The kraut. With carrots and cabbage and beets for color. The real magic is in the bacteria. Lactobacillus! Creating lactic acid and thus inhibiting the growth of harmful bacteria. It also provides the tangy, alive flavor I've come to love. Made in the home, consumed there, not for sale.

Wednesday, July 17, 2013

Fermenting for Life

Fermentation is the gift that keeps on giving. This sounds fatuous, but I promise you it's not. Making fermented food is about creating the conditions for new life to exist. It's about nurturing microbes. You make friends with the microbes, and they provide you with food and drink that is teeming with life and delicious to boot. It's a symbiotic relationship. The microbes also live in your intestines and protect you from harmful bacteria. You scratch their back, they scratch yours.

Making fermented foods is so cheap it's almost free! There are limited startup costs for equipment, which you can scale according to how fancy you want to get. There's no reason you can't start making sauerkraut right now with a head of cabbage, salt, and a jar. No need to get any more sophisticated than that. It's very forgiving of beginners and perfect for those who like to experiment.

Why aren't you doing it already?!

Progress Reports:

-Wild Yeast All-Maple Mead (went in on 6/16) is still bubbling up nicely. It has been tasted several times by Matt and I, with impressions all favorable so far. The fermentation is probably less vigorous than it would have been with refined yeast, but there is undeniably something going on in there. Also forming is a big clump of dead yeast on the bottom, which is why the meadmaker is advised to rack the mead to a new container (to get the mead off the spent yeast, which may be imparting yeasty flavors). I'm thinking about leaving it for a while. The big problem is going to be keeping myself from drinking the whole thing before it's ready. Age can only improve the product.

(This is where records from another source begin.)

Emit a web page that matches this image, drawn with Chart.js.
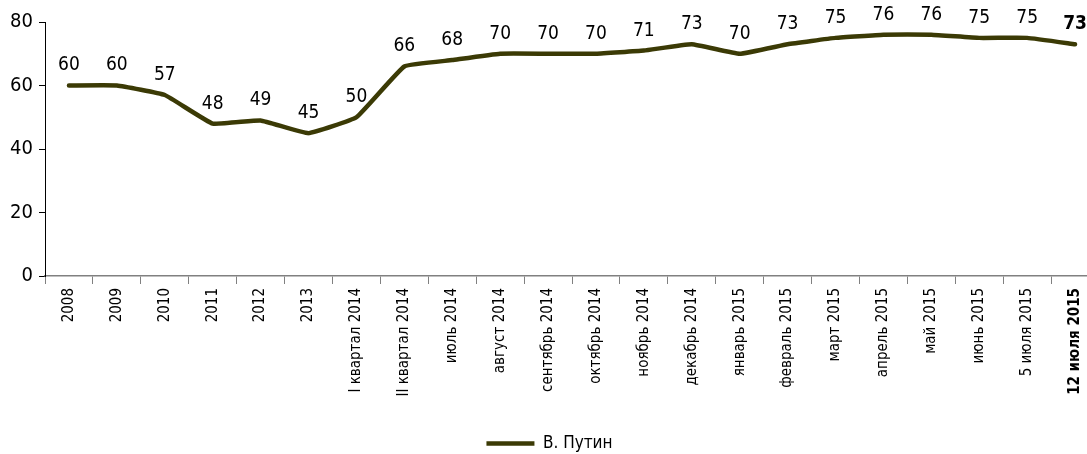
<!DOCTYPE html>
<html><head><meta charset="utf-8">
<script src="https://cdn.jsdelivr.net/npm/chart.js@4/dist/chart.umd.min.js"></script>
<style>html,body{margin:0;padding:0;overflow:hidden;background:#fff}#wrap{width:1100px;height:454px}</style>
</head><body><div id="wrap"><canvas id="c" width="1100" height="454"></canvas></div>
<script>
const categories = ["2008","2009","2010","2011","2012","2013","I квартал 2014","II квартал 2014","июль 2014","август 2014","сентябрь 2014","октябрь 2014","ноябрь 2014","декабрь 2014","январь 2015","февраль 2015","март 2015","апрель 2015","май 2015","июнь 2015","5 июля 2015","12 июля 2015"];
const putin = [60,60,57,48,49,45,50,66,68,70,70,70,71,73,70,73,75,76,76,75,75,73];
const yTicks = [0,20,40,60,80];
const seriesName = "В. Путин";
const FONT = "'Liberation Sans Narrow','DejaVu Sans Condensed',sans-serif";
const lineColor = "#3b3a05";

const labelPlugin = {
  id:'vals',
  afterLayout(chart){
    if (chart.legend) { chart.legend.top += 8; chart.legend.bottom += 8; }
  },
  afterDatasetsDraw(chart){
    const ctx = chart.ctx, meta = chart.getDatasetMeta(0);
    ctx.save();
    ctx.fillStyle = '#000';
    ctx.textAlign = 'center';
    ctx.textBaseline = 'middle';
    meta.data.forEach((p,i)=>{
      const last = i === putin.length-1;
      ctx.font = (last?'bold ':'') + '19px ' + FONT;
      ctx.fillText(String(putin[i]), p.x, p.y - 20);
    });
    ctx.restore();
  }
};

new Chart(document.getElementById('c'), {
  type:'line',
  data:{labels:categories, datasets:[{label:seriesName, data:putin, borderColor:lineColor, backgroundColor:lineColor, borderWidth:4.5, tension:0.1, pointRadius:0, fill:false, borderCapStyle:'round', borderJoinStyle:'round'}]},
  options:{
    responsive:false, animation:false, devicePixelRatio:1,
    layout:{padding:{top:22,left:0,right:1,bottom:0}},
    plugins:{
      legend:{position:'bottom', labels:{usePointStyle:true, pointStyle:'line', pointStyleWidth:48, boxHeight:4, color:'#000', font:{family:FONT,size:17}, padding:4}},
      tooltip:{enabled:false}
    },
    scales:{
      x:{
        offset:true,
        grid:{display:true, offset:true, drawOnChartArea:false, drawTicks:true, tickLength:8, color:'#808080', lineWidth:1},
        border:{display:true, color:'#808080', width:1.5},
        ticks:{color:'#000', maxRotation:90, minRotation:90, autoSkip:false, padding:4,
          font:(c)=>({family:FONT, size:15, weight: c.index===categories.length-1 ? 'bold':'normal'})},
        afterFit(s){ s.height = 147; }
      },
      y:{
        min:0, max:80,
        afterBuildTicks(s){ s.ticks = yTicks.map(v=>({value:v})); },
        grid:{display:true, drawOnChartArea:false, drawTicks:true, tickLength:6, color:'#000'},
        border:{display:true, color:'#000', width:1},
        ticks:{color:'#000', padding:6, font:{family:FONT,size:20}},
        afterFit(s){ s.width = 45; }
      }
    }
  },
  plugins:[labelPlugin]
});
</script>
</body></html>
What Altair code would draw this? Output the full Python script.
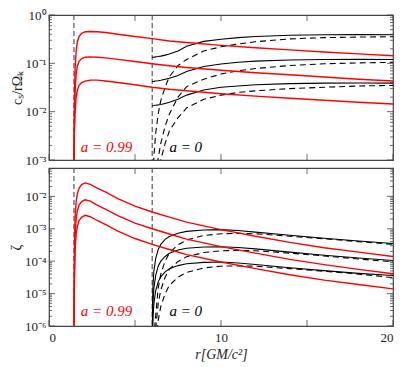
import altair as alt
import pandas as pd

# ---------------- data ----------------
# a = 0.99 (red), shared radius grid
x_red = [1.45, 1.48, 1.52, 1.58, 1.65, 1.75, 1.9, 2.1, 2.4, 2.8, 3.3, 4.0, 5.0, 6.0, 7.0, 8.0,
         10.0, 12.0, 14.0, 16.0, 18.0, 20.0]
cs_red_1 = [0.001, 0.02, 0.08, 0.18, 0.28, 0.36, 0.42, 0.45, 0.455, 0.45, 0.435, 0.40, 0.36, 0.325,
            0.29, 0.27, 0.235, 0.21, 0.19, 0.172, 0.157, 0.144]
cs_red_2 = [0.001, 0.008, 0.028, 0.06, 0.088, 0.11, 0.126, 0.134, 0.136, 0.134, 0.13, 0.121, 0.109,
            0.098, 0.089, 0.082, 0.072, 0.064, 0.058, 0.052, 0.047, 0.043]
cs_red_3 = [0.001, 0.004, 0.01, 0.02, 0.028, 0.035, 0.04, 0.043, 0.045, 0.045, 0.043, 0.04, 0.036,
            0.032, 0.029, 0.027, 0.0235, 0.021, 0.019, 0.0172, 0.0157, 0.0144]
z_red_1 = [1e-6, 3e-4, 2.5e-3, 7e-3, 0.012, 0.018, 0.023, 0.026, 0.0235, 0.018, 0.0135, 0.0085, 0.005,
           0.0033, 0.0023, 0.0016, 9.4e-4, 5.9e-4, 3.8e-4, 2.6e-4, 1.9e-4, 1.4e-4]
z_red_2 = [1e-6, 8e-5, 7e-4, 2.1e-3, 3.6e-3, 5.4e-3, 6.9e-3, 7.8e-3, 7.1e-3, 5.4e-3, 4.0e-3, 2.55e-3,
           1.5e-3, 1.0e-3, 6.9e-4, 4.8e-4, 2.8e-4, 1.77e-4, 1.14e-4, 7.8e-5, 5.6e-5, 4.1e-5]
z_red_3 = [1e-6, 2.5e-5, 2.4e-4, 7e-4, 1.2e-3, 1.8e-3, 2.3e-3, 2.6e-3, 2.35e-3, 1.8e-3, 1.35e-3, 8.5e-4,
           5e-4, 3.3e-4, 2.3e-4, 1.6e-4, 9.4e-5, 5.9e-5, 3.8e-5, 2.6e-5, 1.9e-5, 1.4e-5]

# a = 0 (black), top panel
x_blk = [6.0, 6.1, 6.2, 6.35, 6.5, 6.75, 7.0, 7.5, 8.0, 9.0, 10.0, 11.0, 12.0, 14.0, 16.0, 18.0, 20.0]
cs_blk_1 = [0.133, 0.134, 0.136, 0.138, 0.141, 0.148, 0.156, 0.18, 0.225, 0.285, 0.315, 0.34, 0.36,
            0.38, 0.39, 0.392, 0.39]
cs_blk_2 = [0.042, 0.0423, 0.043, 0.0437, 0.0446, 0.047, 0.049, 0.056, 0.068, 0.086, 0.097, 0.105,
            0.111, 0.117, 0.12, 0.121, 0.12]
cs_blk_3 = [0.0133, 0.0134, 0.0136, 0.0138, 0.0141, 0.0148, 0.0156, 0.018, 0.022, 0.028, 0.032, 0.034,
            0.036, 0.038, 0.039, 0.0392, 0.039]
x_blk_d = [6.02, 6.1, 6.2, 6.35, 6.5, 6.75, 7.0, 7.5, 8.0, 9.0, 10.0, 11.0, 12.0, 14.0, 16.0, 18.0, 20.0]
cs_dsh_1 = [2e-4, 1.2e-3, 3.5e-3, 9e-3, 0.017, 0.032, 0.053, 0.09, 0.12, 0.18, 0.22, 0.25, 0.28, 0.32,
            0.34, 0.35, 0.355]
cs_dsh_2 = [3e-5, 2e-4, 5e-4, 1.1e-3, 2.2e-3, 5e-3, 9e-3, 0.02, 0.033, 0.047, 0.06, 0.07, 0.078, 0.09,
            0.098, 0.102, 0.105]
cs_dsh_3 = [1e-6, 3e-5, 1e-4, 4e-4, 1e-3, 2.2e-3, 4e-3, 7.5e-3, 0.012, 0.018, 0.022, 0.025, 0.027,
            0.03, 0.032, 0.034, 0.035]

# a = 0 (black), bottom panel
x_zb = [6.0, 6.02, 6.05, 6.1, 6.2, 6.35, 6.5, 6.75, 7.0, 7.5, 8.0, 9.0, 10.0, 11.0, 12.0, 14.0, 16.0,
        18.0, 20.0]
z_blk_1 = [1e-7, 5e-6, 2e-5, 5e-5, 1.2e-4, 2.3e-4, 3.3e-4, 4.7e-4, 5.8e-4, 7.3e-4, 8.3e-4, 9.2e-4,
           9.4e-4, 8.8e-4, 7.9e-4, 6.3e-4, 5.1e-4, 4.2e-4, 3.5e-4]
z_blk_2 = [1e-7, 1.5e-6, 6e-6, 1.5e-5, 3.6e-5, 7e-5, 1e-4, 1.4e-4, 1.75e-4, 2.2e-4, 2.5e-4, 2.75e-4,
           2.8e-4, 2.65e-4, 2.4e-4, 1.9e-4, 1.53e-4, 1.26e-4, 1.05e-4]
z_blk_3 = [1e-7, 5e-7, 2e-6, 5e-6, 1.2e-5, 2.3e-5, 3.3e-5, 4.7e-5, 5.8e-5, 7.3e-5, 8.3e-5, 9.2e-5,
           9.4e-5, 8.8e-5, 7.9e-5, 6.3e-5, 5.1e-5, 4.2e-5, 3.6e-5]
x_zd = [6.05, 6.1, 6.2, 6.35, 6.5, 6.75, 7.0, 7.5, 8.0, 9.0, 10.0, 11.0, 12.0, 14.0, 16.0, 18.0, 20.0]
z_dsh_1 = [1e-7, 5e-7, 2e-6, 1.5e-5, 4e-5, 1e-4, 1.8e-4, 3.2e-4, 4.5e-4, 6.2e-4, 7e-4, 7.2e-4, 7e-4,
           5.9e-4, 4.9e-4, 4e-4, 3.3e-4]
z_dsh_2 = [1e-7, 2e-7, 8e-7, 5e-6, 1.3e-5, 3.2e-5, 5.6e-5, 9.8e-5, 1.37e-4, 1.85e-4, 2.1e-4, 2.15e-4,
           2.1e-4, 1.77e-4, 1.45e-4, 1.17e-4, 9.5e-5]
z_dsh_3 = [1e-8, 5e-8, 2e-7, 1.5e-6, 4e-6, 1e-5, 1.8e-5, 3.2e-5, 4.5e-5, 6.2e-5, 7e-5, 7.2e-5, 7e-5,
           5.9e-5, 4.9e-5, 4e-5, 3.1e-5]

isco = [1.45, 6.0]
labels = ["a = 0.99", "a = 0"]
label_colors = ["#ff0000", "#000000"]
label_x = [1.85, 7.0]
label_y_top = [1.9e-3, 1.9e-3]
label_y_bot = [3e-6, 3e-6]

x_ticks = [0, 5, 10, 15, 20]
x_tick_labels = [0, 10, 20]

FONT = "Liberation Serif"
W = 344
TICK = "#444444"


def long(xs, series):
    rows = []
    for name, ys in series.items():
        for x, y in zip(xs, ys):
            rows.append({"x": x, "y": y, "curve": name})
    return pd.DataFrame(rows)


def log_ticks(lo_exp, hi_exp, top):
    vals = []
    for e in range(lo_exp, hi_exp + 1):
        for m in range(1, 10):
            v = m * 10.0 ** e if e >= 0 else m / 10.0 ** (-e)
            if v <= top * 1.0000001:
                vals.append(v)
    return vals


SUP = {"0": "⁰", "1": "¹", "2": "²", "3": "³", "4": "⁴", "5": "⁵", "6": "⁶", "-": "⁻"}


def power_expr(exps):
    parts = []
    for e in exps:
        v = 10.0 ** e if e >= 0 else 1 / 10.0 ** (-e)
        lab = "10" + "".join(SUP[c] for c in str(e))
        parts.append(f"datum.value == {repr(v)} ? '{lab}'")
    return " : ".join(parts) + " : ''"


x_scale = alt.Scale(domain=[0, 20], nice=False, zero=False)


def panel(red_df, blk_df, dsh_df, ydom, yvals, exps, ytitle, height, show_x, ly):
    if show_x:
        xaxis = alt.Axis(values=x_tick_labels, title="r[GM/c²]", grid=False, domain=False,
                         ticks=False, titleFontStyle="italic", labelPadding=5, titlePadding=3)
    else:
        xaxis = None
    yscale = alt.Scale(type="log", domain=ydom, nice=False)
    yaxis = alt.Axis(values=yvals, labelExpr=power_expr(exps), title=ytitle, grid=False,
                     domain=False, ticks=False, labelPadding=3, titlePadding=1)

    X = alt.X("x:Q", scale=x_scale, axis=xaxis)
    Y = alt.Y("y:Q", scale=yscale, axis=yaxis)

    red = alt.Chart(red_df).mark_line(color="#ff0000", strokeWidth=1.4, clip=True).encode(
        x=X, y=Y, detail="curve:N")
    blk = alt.Chart(blk_df).mark_line(color="#000000", strokeWidth=1.1, clip=True).encode(
        x=X, y=Y, detail="curve:N")
    dsh = alt.Chart(dsh_df).mark_line(color="#000000", strokeWidth=1.1, strokeDash=[6, 4],
                                      clip=True).encode(x=X, y=Y, detail="curve:N")
    vr = alt.Chart(pd.DataFrame({"x": isco})).mark_rule(
        color="#555555", strokeDash=[5, 3], strokeWidth=1.2).encode(x=X)
    txt_df = pd.DataFrame({"x": label_x, "y": ly, "t": labels, "c": label_colors})
    txt = alt.Chart(txt_df).mark_text(font=FONT, fontSize=15, align="left", baseline="middle",
                                      fontStyle="italic").encode(
        x=X, y=Y, text="t:N", color=alt.Color("c:N", scale=None))

    # inward ticks on all four sides
    majors = [10.0 ** e if e >= 0 else 1 / 10.0 ** (-e) for e in exps]
    ydf = pd.DataFrame({"y": yvals,
                        "major": [any(abs(v / m - 1) < 1e-9 for m in majors) for v in yvals]})
    ymaj = ydf[ydf.major]
    ymin = ydf[~ydf.major]
    tk = []
    for d, ln in ((ymaj, 6), (ymin, 3)):
        tk.append(alt.Chart(d).mark_rule(color=TICK, strokeWidth=0.8).encode(
            y=Y, x=alt.value(0), x2=alt.value(ln)))
        tk.append(alt.Chart(d).mark_rule(color=TICK, strokeWidth=0.8).encode(
            y=Y, x=alt.value(W - ln), x2=alt.value(W)))
    xdf = pd.DataFrame({"x": x_ticks})
    tk.append(alt.Chart(xdf).mark_rule(color=TICK, strokeWidth=0.8).encode(
        x=X, y=alt.value(0), y2=alt.value(6)))
    tk.append(alt.Chart(xdf).mark_rule(color=TICK, strokeWidth=0.8).encode(
        x=X, y=alt.value(height - 6), y2=alt.value(height)))

    return alt.layer(vr, dsh, blk, red, txt, *tk).properties(width=W, height=height)


top_red = long(x_red, {"r1": cs_red_1, "r2": cs_red_2, "r3": cs_red_3})
top_blk = long(x_blk, {"b1": cs_blk_1, "b2": cs_blk_2, "b3": cs_blk_3})
top_dsh = long(x_blk_d, {"d1": cs_dsh_1, "d2": cs_dsh_2, "d3": cs_dsh_3})
bot_red = long(x_red, {"r1": z_red_1, "r2": z_red_2, "r3": z_red_3})
bot_blk = long(x_zb, {"b1": z_blk_1, "b2": z_blk_2, "b3": z_blk_3})
bot_dsh = long(x_zd, {"d1": z_dsh_1, "d2": z_dsh_2, "d3": z_dsh_3})

top = panel(top_red, top_blk, top_dsh, [1e-3, 1.0], log_ticks(-3, 0, 1.0), [0, -1, -2, -3],
            "cₛ/rΩₖ", 145, False, label_y_top)
bot = panel(bot_red, bot_blk, bot_dsh, [1e-6, 0.075], log_ticks(-6, -2, 0.075),
            [-2, -3, -4, -5, -6], "ζ", 158, True, label_y_bot)

chart = alt.vconcat(top, bot, spacing=8, bounds="flush").properties(padding=0).configure_view(
    stroke="#444444", strokeWidth=1.2).configure_axis(
    labelFont=FONT, titleFont=FONT, labelFontSize=13, titleFontSize=14, titleFontWeight="normal",
    labelColor="#222222", titleColor="#222222")

chart.save("out.html", embed_options={"renderer": "svg", "actions": False})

-Fresh batch of kraut is in the jar right now, with radishes, beets, red and white cabbage, and a moderate quantity of garlic. It smells great after 5 days, and may be ready for tasting soon. I favor frequent tasting, especially in the early stages when the flavor is still relatively mild. You get a sense of the evolution over time. This one is being kept in the basement because the air conditioning is off upstairs and the basement is the only consistently cool place in the house.